I am assuming you mean North Bridge / South Bridge...
Northbridge is the Memory Controller, that transfers data and instructions between the CPU, RAM and PCIe Devices.
SouthBridge is the storage controller, that controls how data is transferred onto storage devices (Hard Drives)
FSB is the physical bus that connects the North Bridge to the CPU and RAM. Current generation processors build the NB into the CPU, so all memory functions are controlled on chip removing the need for a FSP. Currently "Chipsets" connect the PCI devices to the CPU / Memory. (E.g. Intel X68 Chipset)
Sort of. In the traditional sense the NB handles RAM and GPU traffic. The SB handles SATA/IDE ports, audio, lan, etc. All the onboard devices usually go to the SB, then to the NB, then finally the CPU. If the GPU is on a PCIe bus, then the "PCIe" is handled by the NB.
Things changed a bit when AMD/IBM put the memory controller on the CPU. The CPU could directly get info from the RAM without needing the NB. At this point the NB started to only handle GPU duties. Intel then put that on the CPU as well, so the NB is pretty much gone. The rest of the PCIe slots usually talk to the SB. (there are some odd boards that have PCIe 16x slots that go to the SB, or to another chip. (NF200) These aren't very common but they do exist.)
Why are you asking if you can look up the info on wiki? And seeing as your there, what is the Back Side Bus?

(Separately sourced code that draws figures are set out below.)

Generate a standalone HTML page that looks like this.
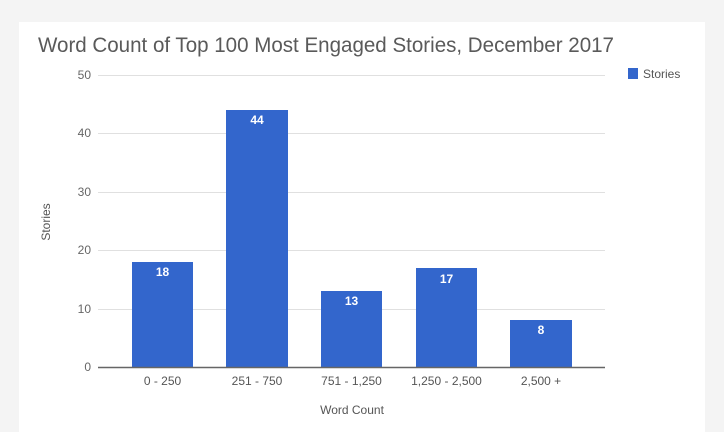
<!DOCTYPE html>
<html><head><style>
html,body{margin:0;padding:0;background:#f4f4f4;}
body{width:724px;height:432px;position:relative;overflow:hidden;font-family:"Liberation Sans",sans-serif;}
</style></head><body>
<svg width="724" height="432" style="position:absolute;left:0;top:0">
<rect x="19" y="22" width="686" height="410" fill="#fff"/>
<text x="38" y="52" font-size="21" fill="#5a5a5a" textLength="576" lengthAdjust="spacingAndGlyphs">Word Count of Top 100 Most Engaged Stories, December 2017</text>
<g stroke="#e0e0e0" stroke-width="1">
<line x1="98" x2="605" y1="75.5" y2="75.5"/>
<line x1="98" x2="605" y1="133.5" y2="133.5"/>
<line x1="98" x2="605" y1="192.5" y2="192.5"/>
<line x1="98" x2="605" y1="250.5" y2="250.5"/>
<line x1="98" x2="605" y1="309.5" y2="309.5"/>
</g>
<g font-size="12" fill="#666" text-anchor="end">
<text x="91" y="79">50</text><text x="91" y="137">40</text><text x="91" y="196">30</text>
<text x="91" y="254">20</text><text x="91" y="313">10</text><text x="91" y="371">0</text>
</g>
<g fill="#3366cc">
<rect x="132" y="262" width="61" height="105"/>
<rect x="226" y="110" width="62" height="257"/>
<rect x="321" y="291" width="61" height="76"/>
<rect x="416" y="268" width="61" height="99"/>
<rect x="510" y="320" width="62" height="47"/>
</g>
<line x1="98" x2="605" y1="367.5" y2="367.5" stroke="#666" stroke-width="1.5"/>
<g font-size="12" fill="#fff" text-anchor="middle" font-weight="bold">
<text x="162.5" y="276">18</text><text x="257" y="124">44</text><text x="351.5" y="305">13</text>
<text x="446.5" y="283">17</text><text x="541" y="334">8</text>
</g>
<g font-size="12" fill="#555" text-anchor="middle">
<text x="162.5" y="385">0 - 250</text><text x="257" y="385">251 - 750</text><text x="351.5" y="385">751 - 1,250</text>
<text x="446.5" y="385">1,250 - 2,500</text><text x="541" y="385">2,500 +</text>
<text x="352" y="414">Word Count</text>
<text transform="translate(50,222) rotate(-90)">Stories</text>
</g>
<rect x="628" y="68" width="10" height="11" fill="#3366cc"/>
<text x="643" y="78" font-size="12" fill="#555">Stories</text>
</svg>
</body></html>
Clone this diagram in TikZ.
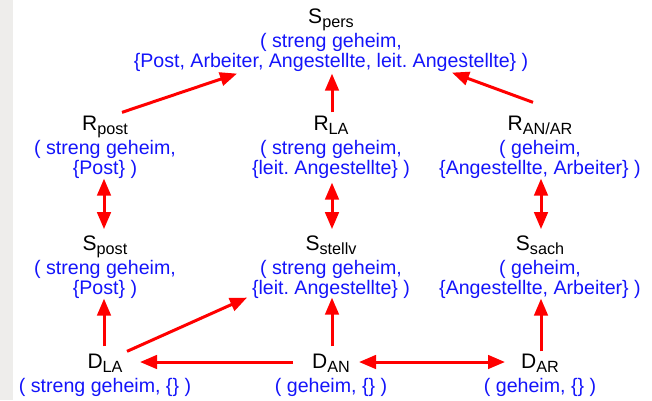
\documentclass[tikz,border=0pt]{standalone}
\usepackage{fontspec}
\setmainfont{Liberation Sans}
\usetikzlibrary{arrows.meta}
\definecolor{lblue}{RGB}{20,20,250}
\definecolor{lred}{RGB}{255,0,0}
\definecolor{lgray}{RGB}{238,237,235}
\newcommand{\ttl}[2]{{\fontsize{21}{20}\selectfont #1}\raisebox{-4.5pt}[0pt][0pt]{\fontsize{16.2}{16}\selectfont #2}}
\newcommand{\bl}[1]{{\color{lblue}#1}}
\newcommand{\vthree}[3]{\begin{tabular}[t]{@{}c@{}}#1\\[4pt]\bl{#2}\\\bl{#3}\end{tabular}}
\newcommand{\vtwo}[2]{\begin{tabular}[t]{@{}c@{}}#1\\[4pt]\bl{#2}\end{tabular}}
\frenchspacing
\begin{document}
\begin{tikzpicture}[x=1pt,y=-1pt,
  vtx/.style={anchor=base,inner sep=0pt,font=\fontsize{19.6}{20}\selectfont\frenchspacing},
  arr/.style={draw=lred,line width=3pt,-{Triangle[length=17pt,width=13.5pt]}},
  darr/.style={draw=lred,line width=3pt,{Triangle[length=17pt,width=13.5pt]}-{Triangle[length=17pt,width=13.5pt]}}]
\useasboundingbox (0,0) rectangle (652,400);
\fill[lgray] (0,0) rectangle (13,400);
\node[vtx] (Spers) at (331,23) {\vthree{\ttl{S}{pers}}{( streng geheim,}{\{Post, Arbeiter, Angestellte, leit. Angestellte\} )}};
\node[vtx] (Rpost) at (105,130) {\vthree{\ttl{R}{post}}{( streng geheim,}{\{Post\} )}};
\node[vtx] (RLA) at (331,130) {\vthree{\ttl{R}{LA}}{( streng geheim,}{\{leit. Angestellte\} )}};
\node[vtx] (RANAR) at (540,130) {\vthree{\ttl{R}{AN/AR}}{( geheim,}{\{Angestellte, Arbeiter\} )}};
\node[vtx] (Spost) at (105,250) {\vthree{\ttl{S}{post}}{( streng geheim,}{\{Post\} )}};
\node[vtx] (Sstellv) at (331,250) {\vthree{\ttl{S}{stellv}}{( streng geheim,}{\{leit. Angestellte\} )}};
\node[vtx] (Ssach) at (540,250) {\vthree{\ttl{S}{sach}}{( geheim,}{\{Angestellte, Arbeiter\} )}};
\node[vtx] (DLA) at (105,368) {\vtwo{\ttl{D}{LA}}{( streng geheim, \{\} )}};
\node[vtx] (DAN) at (331,368) {\vtwo{\ttl{D}{AN}}{( geheim, \{\} )}};
\node[vtx] (DAR) at (540,368) {\vtwo{\ttl{D}{AR}}{( geheim, \{\} )}};
% top level
\draw[arr] ([xshift=17pt,yshift=3pt]Rpost.north) -- ([xshift=-94pt]Spers.south);
\draw[arr] ([xshift=1pt,yshift=3pt]RLA.north) -- ([xshift=1pt]Spers.south);
\draw[arr] ([xshift=-7pt,yshift=13pt]RANAR.north) -- ([xshift=121pt,yshift=1pt]Spers.south);
% middle
\draw[darr] ([xshift=-1pt,yshift=2pt]Rpost.south) -- ([xshift=-1pt,yshift=6pt]Spost.north);
\draw[darr] ([xshift=1pt,yshift=-2pt]RLA.south) -- ([xshift=1pt,yshift=6pt]Sstellv.north);
\draw[darr] ([xshift=1pt,yshift=2pt]RANAR.south) -- ([xshift=1pt,yshift=6pt]Ssach.north);
% bottom
\draw[arr] ([xshift=-1pt,yshift=7pt]DLA.north) -- ([xshift=-1pt,yshift=2pt]Spost.south);
\draw[arr] ([xshift=22pt,yshift=2pt]DLA.north) -- ([xshift=-84pt,yshift=3pt]Sstellv.south);
\draw[arr] ([xshift=1pt,yshift=7pt]DAN.north) -- ([xshift=1pt,yshift=3pt]Sstellv.south);
\draw[arr] ([xshift=1pt,yshift=2pt]DAR.north) -- ([xshift=1pt,yshift=2pt]Ssach.south);
\draw[arr] ([xshift=-38pt,yshift=6pt]DAN.base) -- ([xshift=35pt,yshift=6pt]DLA.base);
\draw[darr] ([xshift=28pt,yshift=6pt]DAN.base) -- ([xshift=-35pt,yshift=6pt]DAR.base);
\end{tikzpicture}
\end{document}
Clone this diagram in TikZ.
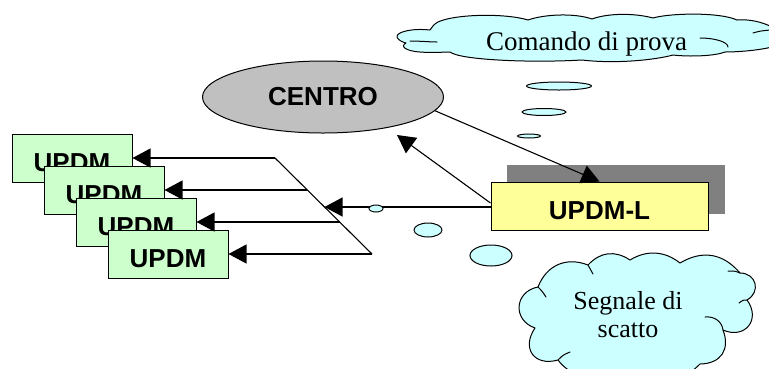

Check out some old Socket 775 reviews and look at the block diagrams they have. If you follow the lines you should see how everything is connected to each other. For today's CPUs the NB is inside the CPU core, so just imagine the NB gone and the CPU itself handling its duties. The FSB is also gone. There is still a link between the "SB" and the CPU, but its a high speed serial bus now instead of a slower parallel bus.